Once the University Architect’s Office approved the locations, and University Housing gave additional approval for the location in Parent’s Park, the Fisheries, Wildlife and Conservation Biology program purchased the boxes.
“One problem we faced was that my program could buy the boxes, but we didn’t have funding for the posts,” Moorman says. Fortunately, Hilburn’s Landscape Construction Services office stepped into the gap, both by providing funds and by finding a way to use recycled streetlight posts for the project. They also fabricated the attachments to affix the boxes to the posts.

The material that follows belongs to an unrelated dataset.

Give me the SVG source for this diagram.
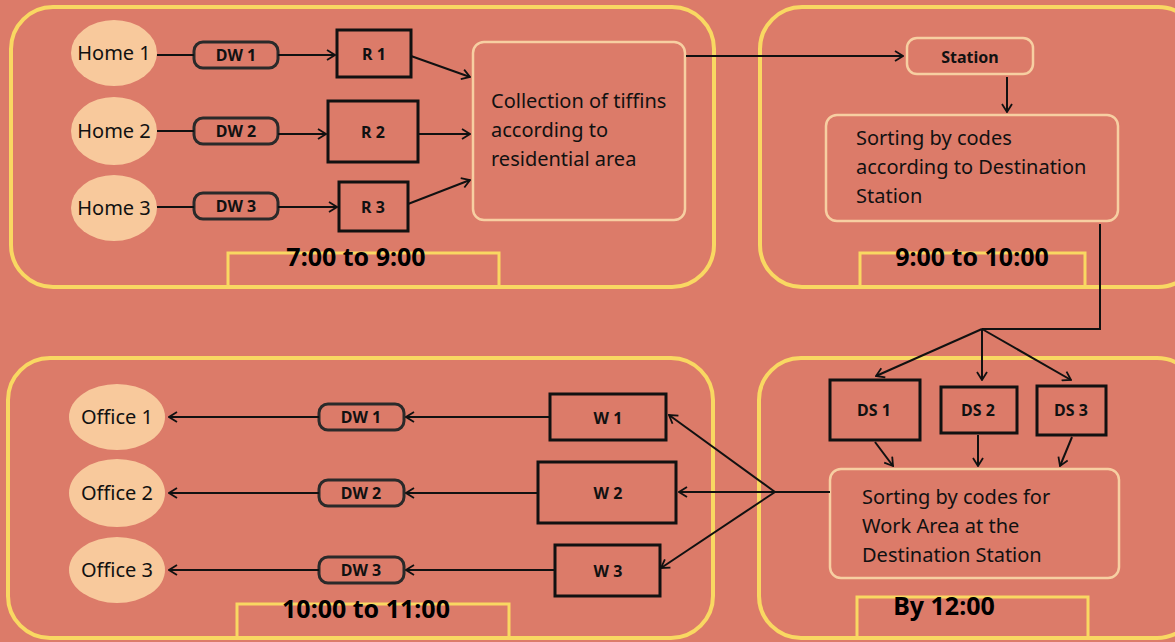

Grounds Services installed the boxes in February of this year. “Now we’re just waiting for someone to move in,” Josephus says.
“A well-constructed and well-placed box should have a high probability of being used by the local bat population, but we’ll be monitoring to see if this is true,” Moorman says. “The primary risk is going to be wasps competing for space in the boxes. Who’ll move in first? That’s something we’ll be keeping an eye on over the next several months.”
The bats originally evicted from the Reynolds Deck and observed roosting on residence hall buildings are mostly the Mexican free-tail species, a subtropical bat that seems to be adapting to urban climates. “Mexican free-tails appear to be staying in North Carolina urban areas year round, so these boxes might get used continuously,” Moorman says.
“Our bat experts have told us ideally we’d have five or six boxes up so bats could shift around seasonally, so if these boxes are a success, I’m hoping we can place three or four more around campus,” he says.